Boko Haram in New Niger Attack as MPs Vote on Sending Troops
Nigeria's Boko Haram fighters launched a fresh attack in neighboring Niger on Monday, as parliament in Niamey was set to vote on joining a regional force against the Islamists.
The insurgents raided a prison in the southeastern border town of Diffa, which they first attacked on Friday, but were repelled after a heavy exchange of fire, humanitarian sources said.
"The attack failed. The assailants were quite easily pushed back," one source told AFP.
Following the rebuffed Boko Haram assault, witnesses in Diffa said a deadly explosion ripped through a local market just a day after it was struck by a mortar shell that killed one person and injured 20.

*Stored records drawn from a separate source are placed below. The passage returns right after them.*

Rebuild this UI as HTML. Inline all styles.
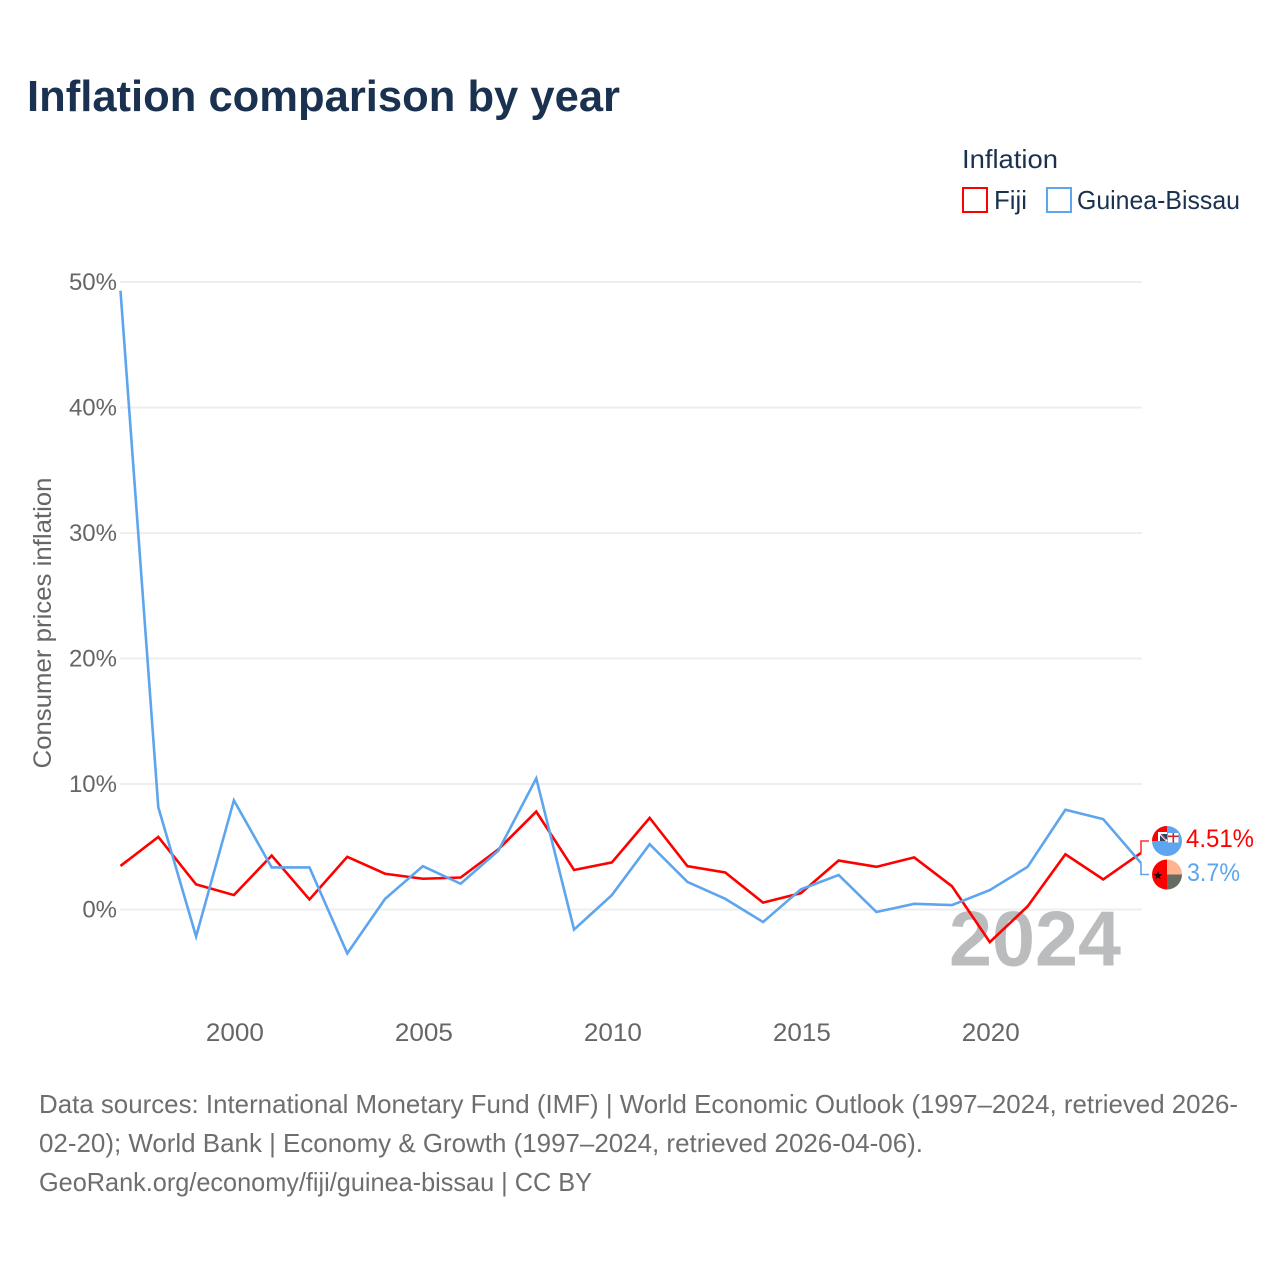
<!DOCTYPE html>
<html lang="en">
<head>
<meta charset="utf-8">
<title>Inflation comparison by year</title>
<style>
html,body{margin:0;padding:0;background:#fff;}
svg{display:block;font-family:"Liberation Sans",sans-serif;}
</style>
</head>
<body>
<svg id="chart" xmlns="http://www.w3.org/2000/svg" width="1280" height="1280" viewBox="0 0 1280 1280">
  <defs>
    <clipPath id="clip-fiji"><circle cx="1167" cy="841" r="15"/></clipPath>
    <clipPath id="clip-gb"><circle cx="1167" cy="874.5" r="15"/></clipPath>
  </defs>
  <rect width="1280" height="1280" fill="#fff"/>
  <text x="27" y="111" font-size="44" font-weight="700" fill="#1a3150" textLength="593" lengthAdjust="spacingAndGlyphs">Inflation comparison by year</text>

  <g>
    <text x="962" y="168" font-size="26" fill="#1a3150" textLength="96" lengthAdjust="spacingAndGlyphs">Inflation</text>
    <rect x="963" y="188" width="24" height="24" fill="none" stroke="#ff0000" stroke-width="2"/>
    <text x="994" y="209" font-size="26" fill="#1a3150" textLength="33" lengthAdjust="spacingAndGlyphs">Fiji</text>
    <rect x="1047" y="188" width="24" height="24" fill="none" stroke="#5da5ee" stroke-width="2"/>
    <text x="1077" y="209" font-size="26" fill="#1a3150" textLength="163" lengthAdjust="spacingAndGlyphs">Guinea-Bissau</text>
  </g>

  <text transform="translate(51,623) rotate(-90)" text-anchor="middle" font-size="25" fill="#666" textLength="291" lengthAdjust="spacingAndGlyphs">Consumer prices inflation</text>

  <g id="grid"></g>
  <g id="yticks"></g>
  <g id="xticks"></g>

  <text x="949" y="965.5" font-size="78" font-weight="700" fill="#bbbcbe" textLength="172" lengthAdjust="spacingAndGlyphs">2024</text>

  <g id="series"></g>
  <g id="connectors"></g>

  <g clip-path="url(#clip-fiji)">
    <rect x="1152" y="826" width="30" height="30" fill="#5da5ee"/>
    <rect x="1152" y="826" width="15" height="15" fill="#ff0000"/>
    <rect x="1158" y="832" width="9" height="9" fill="#fff"/>
    <rect x="1160" y="834" width="7" height="7" fill="#2a4468"/>
    <path d="M1158.500 832.500 L1167 841" stroke="#fff" stroke-width="1.800"/>
    <path d="M1161 834 L1166 839.500" stroke="#e04040" stroke-width="1"/>
    <rect x="1168" y="833" width="10.500" height="9.500" fill="#fff"/>
    <rect x="1168" y="835.500" width="10.500" height="1.600" fill="#d8232a"/>
    <rect x="1172.500" y="833" width="1.600" height="9.500" fill="#d8232a"/>
  </g>

  <g clip-path="url(#clip-gb)">
    <rect x="1152" y="859" width="15" height="31" fill="#ff0000"/>
    <rect x="1167" y="859" width="15" height="15.500" fill="#ffb38f"/>
    <rect x="1167" y="874.500" width="15" height="15.500" fill="#666c60"/>
    <path d="M1158 871 L1159.200 874 L1162.200 874.200 L1159.800 876.200 L1160.600 879.200 L1158 877.500 L1155.400 879.200 L1156.200 876.200 L1153.800 874.200 L1156.800 874 Z" fill="#111"/>
  </g>

  <text x="1186" y="847" font-size="25" fill="#ff0000" textLength="68" lengthAdjust="spacingAndGlyphs">4.51%</text>
  <text x="1187" y="881" font-size="25" fill="#5da5ee" textLength="53" lengthAdjust="spacingAndGlyphs">3.7%</text>

  <g font-size="26" fill="#6e6e6e">
    <text x="39" y="1113" textLength="1199" lengthAdjust="spacingAndGlyphs">Data sources: International Monetary Fund (IMF) | World Economic Outlook (1997–2024, retrieved 2026-</text>
    <text x="39" y="1152" textLength="884" lengthAdjust="spacingAndGlyphs">02-20); World Bank | Economy &amp; Growth (1997–2024, retrieved 2026-04-06).</text>
    <text x="39" y="1191" textLength="553" lengthAdjust="spacingAndGlyphs">GeoRank.org/economy/fiji/guinea-bissau | CC BY</text>
  </g>
</svg>
<script>
const years = [1997,1998,1999,2000,2001,2002,2003,2004,2005,2006,2007,2008,2009,2010,2011,2012,2013,2014,2015,2016,2017,2018,2019,2020,2021,2022,2023,2024];
const fijiValues = [3.47,5.78,2.0,1.15,4.3,0.8,4.2,2.85,2.45,2.55,4.8,7.8,3.15,3.75,7.3,3.45,2.95,0.55,1.3,3.9,3.4,4.15,1.85,-2.6,0.25,4.4,2.4,4.51];
const guineaBissauValues = [49.3,8.15,-2.15,8.7,3.35,3.35,-3.5,0.85,3.45,2.05,4.7,10.45,-1.6,1.15,5.2,2.2,0.85,-1.0,1.6,2.75,-0.2,0.45,0.35,1.55,3.4,7.95,7.2,3.7];
const yTickValues = [0,10,20,30,40,50];
const xTickValues = [2000,2005,2010,2015,2020];

const NS = 'http://www.w3.org/2000/svg';
function xScale(year){ return 120.5 + (year - 1997) * (1141 - 120.5) / 27; }
function yScale(v){ return 909.5 - v * 12.55; }
function make(tag, attrs, parent, text){
  const el = document.createElementNS(NS, tag);
  for (const k in attrs) el.setAttribute(k, attrs[k]);
  if (text !== undefined) el.textContent = text;
  parent.appendChild(el);
  return el;
}
const grid = document.getElementById('grid');
const yticks = document.getElementById('yticks');
const xticks = document.getElementById('xticks');
const series = document.getElementById('series');
const connectors = document.getElementById('connectors');

yTickValues.forEach(function(v){
  const line = make('line', {x1:120, x2:1142, y1:yScale(v), y2:yScale(v), stroke:'#eeeeee', 'stroke-width':2}, grid);
  
  
  const label = make('text', {x:117, y:yScale(v)+8, 'text-anchor':'end', 'font-size':24, fill:'#666'}, yticks, v + '%');
  
  
});
xTickValues.forEach(function(y){
  const label = make('text', {x:xScale(y)+1, y:1041, 'text-anchor':'middle', 'font-size':25, fill:'#666', textLength:58, lengthAdjust:'spacingAndGlyphs'}, xticks, String(y));
  
  
});
function pathFor(values){
  return values.map(function(v,i){ return (i ? 'L' : 'M') + xScale(years[i]).toFixed(2) + ' ' + yScale(v).toFixed(2); }).join(' ');
}
const fijiLine = make('path', {d:pathFor(fijiValues), fill:'none', stroke:'#ff0000', 'stroke-width':2.6, 'stroke-linejoin':'miter'}, series);


const gbLine = make('path', {d:pathFor(guineaBissauValues), fill:'none', stroke:'#5da5ee', 'stroke-width':2.6, 'stroke-linejoin':'miter'}, series);



const last = years.length - 1;
const fijiConnector = make('path', {d:'M' + xScale(years[last]) + ' ' + yScale(fijiValues[last]) + ' V841 H1149', fill:'none', stroke:'#ff3030', 'stroke-width':1.6}, connectors);


const gbConnector = make('path', {d:'M' + xScale(years[last]) + ' ' + yScale(guineaBissauValues[last]) + ' V874.5 H1149', fill:'none', stroke:'#5da5ee', 'stroke-width':1.6}, connectors);


</script>
</body>
</html>
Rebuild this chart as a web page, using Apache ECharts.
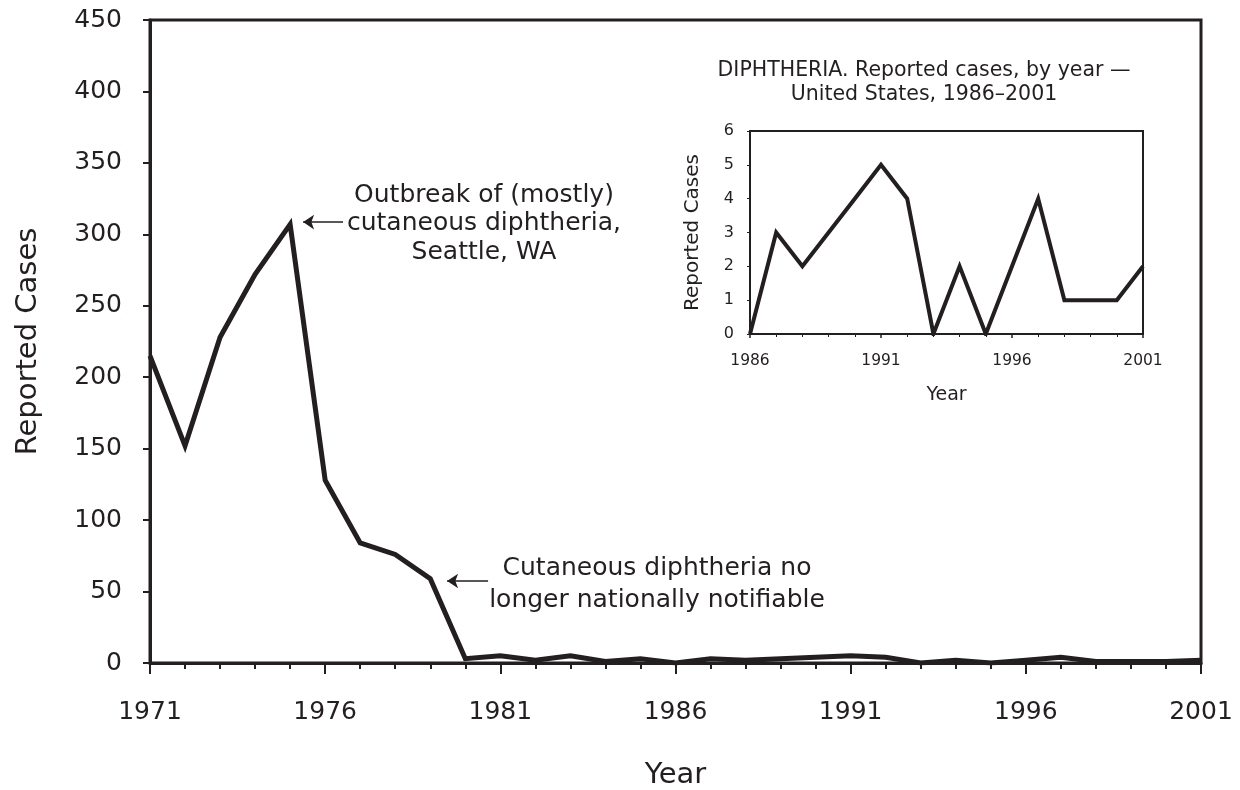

"Everything blew up -- I saw bodies everywhere," a local merchant told AFP by telephone Monday, confirming other witness accounts that there were both deaths and injuries in the blast.
The renewed violence came as Niger's parliament was expected on Monday to support a proposal to deploy troops inside Nigeria to help in the battle, along with soldiers from Chad, which has a battle-hardened army, and Cameroon.
No casualty toll was immediately available after the raid by Boko Haram, which has widened a deadly six-year insurgency in Nigeria with attacks in neighboring countries.
A journalist in Diffa said he saw the bodies of Boko Haram fighters in a hearse but was unable to count them.
Some Boko Haram fighters sought to hide out in the town. "The soldiers are looking for them, weapons at the ready. The army has encircled Diffa," the journalist said.
Another journalist said some of the fighters were being held in the prison they attacked.
Boko Haram leader Abubakar Shekau vowed in a new video released on Monday to defeat the military force taking shape to fight the militants in Nigeria, Cameroon and Niger.
The small nation of Benin, on Nigeria's western border, on Saturday agreed to join the alliance, which would include 8,700 troops, police and civilians.
But Shekau dismissed the force, previously set at around 7,500, saying: "We can seize them one by one."
Niger's Defense Minister Mahamadou Karidjo said Sunday that he hoped for a favorable parliamentary vote to "bring the final blow against the forces of evil".
"The boys are chomping at the bit to go" to fight Boko Haram, he said on public television.
"The defensive position our forces have held for more than three months is not a good position," Karidjo added. "We shall eradicate the Boko Haram plague in the region."
Niger said 109 jihadists were killed during an attack last week on Diffa and a simultaneous assault on Bosso, also close to the border, the first in the country by Boko Haram.
Four soldiers and a civilian were also killed and another 17 troops were wounded.
Boko Haram also launched attacks in Niger on Sunday around Diffa, triggering running battles with local soldiers.
Niamey last December announced "the biggest military operation ever mounted in Niger" when it massed troops in the Diffa region.
According to the local governor, "nearly 3,000" soldiers are posted "every 10 or 15 kilometers (six or nine miles) along the border with Nigeria".
Chad deployed hundreds of tanks and other army vehicles on Nigerian territory more than a week ago, while other Chadian forces have moved into Cameroon to join the army there in the strategic town of Fotokol.